-------- Source material

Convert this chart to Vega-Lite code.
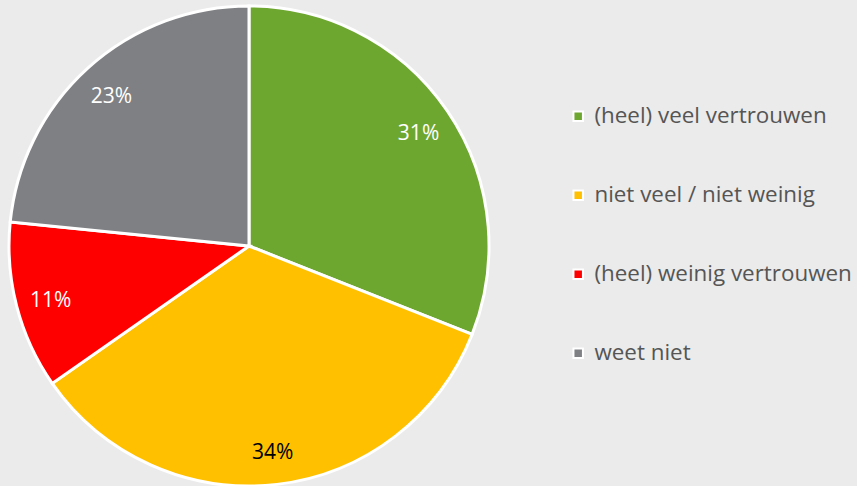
{
  "$schema": "https://vega.github.io/schema/vega-lite/v6.json",
  "width": 498,
  "height": 488,
  "padding": {"left": 0, "top": 0, "right": 10, "bottom": 0},
  "background": "#ebebeb",
  "config": {"view": {"stroke": null}, "font": "Open Sans"},
  "data": {"values": [
    {"cat": "(heel) veel vertrouwen", "value": 31.0, "order": 1, "label": "31%"},
    {"cat": "niet veel / niet weinig", "value": 34.3, "order": 2, "label": "34%"},
    {"cat": "(heel) weinig vertrouwen", "value": 11.3, "order": 3, "label": "11%"},
    {"cat": "weet niet", "value": 23.4, "order": 4, "label": "23%"}
  ]},
  "encoding": {
    "theta": {"field": "value", "type": "quantitative", "stack": true},
    "order": {"field": "order", "type": "quantitative"},
    "color": {
      "field": "cat", "type": "nominal",
      "scale": {
        "domain": ["(heel) veel vertrouwen", "niet veel / niet weinig", "(heel) weinig vertrouwen", "weet niet"],
        "range": ["#6ea72f", "#ffc000", "#ff0000", "#7f8084"]
      },
      "legend": {
        "title": null,
        "orient": "none",
        "legendX": 567,
        "legendY": 103,
        "symbolType": "square",
        "symbolSize": 90,
        "symbolStrokeColor": "white",
        "symbolStrokeWidth": 2,
        "symbolOpacity": 1,
        "labelFontSize": 22.4,
        "labelColor": "#555555",
        "labelFont": "Open Sans",
        "rowPadding": 56,
        "labelOffset": 5,
        "labelLimit": 400
      }
    }
  },
  "layer": [
    {"mark": {"type": "arc", "outerRadius": 240, "stroke": "white", "strokeWidth": 3}},
    {
      "mark": {"type": "text", "radius": 205, "fontSize": 21, "font": "Open Sans", "dy": 3},
      "encoding": {
        "text": {"field": "label", "type": "nominal"},
        "fill": {"condition": {"test": "datum.cat === 'niet veel / niet weinig'", "value": "#000000"}, "value": "#ffffff"}
      }
    }
  ]
}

----------------

# Stated task:
Without the pictures, write out the whole listing above exactly as it appears.

# Answer to this task:
Convert this chart to Vega-Lite code.
{
  "$schema": "https://vega.github.io/schema/vega-lite/v6.json",
  "width": 498,
  "height": 488,
  "padding": {"left": 0, "top": 0, "right": 10, "bottom": 0},
  "background": "#ebebeb",
  "config": {"view": {"stroke": null}, "font": "Open Sans"},
  "data": {"values": [
    {"cat": "(heel) veel vertrouwen", "value": 31.0, "order": 1, "label": "31%"},
    {"cat": "niet veel / niet weinig", "value": 34.3, "order": 2, "label": "34%"},
    {"cat": "(heel) weinig vertrouwen", "value": 11.3, "order": 3, "label": "11%"},
    {"cat": "weet niet", "value": 23.4, "order": 4, "label": "23%"}
  ]},
  "encoding": {
    "theta": {"field": "value", "type": "quantitative", "stack": true},
    "order": {"field": "order", "type": "quantitative"},
    "color": {
      "field": "cat", "type": "nominal",
      "scale": {
        "domain": ["(heel) veel vertrouwen", "niet veel / niet weinig", "(heel) weinig vertrouwen", "weet niet"],
        "range": ["#6ea72f", "#ffc000", "#ff0000", "#7f8084"]
      },
      "legend": {
        "title": null,
        "orient": "none",
        "legendX": 567,
        "legendY": 103,
        "symbolType": "square",
        "symbolSize": 90,
        "symbolStrokeColor": "white",
        "symbolStrokeWidth": 2,
        "symbolOpacity": 1,
        "labelFontSize": 22.4,
        "labelColor": "#555555",
        "labelFont": "Open Sans",
        "rowPadding": 56,
        "labelOffset": 5,
        "labelLimit": 400
      }
    }
  },
  "layer": [
    {"mark": {"type": "arc", "outerRadius": 240, "stroke": "white", "strokeWidth": 3}},
    {
      "mark": {"type": "text", "radius": 205, "fontSize": 21, "font": "Open Sans", "dy": 3},
      "encoding": {
        "text": {"field": "label", "type": "nominal"},
        "fill": {"condition": {"test": "datum.cat === 'niet veel / niet weinig'", "value": "#000000"}, "value": "#ffffff"}
      }
    }
  ]
}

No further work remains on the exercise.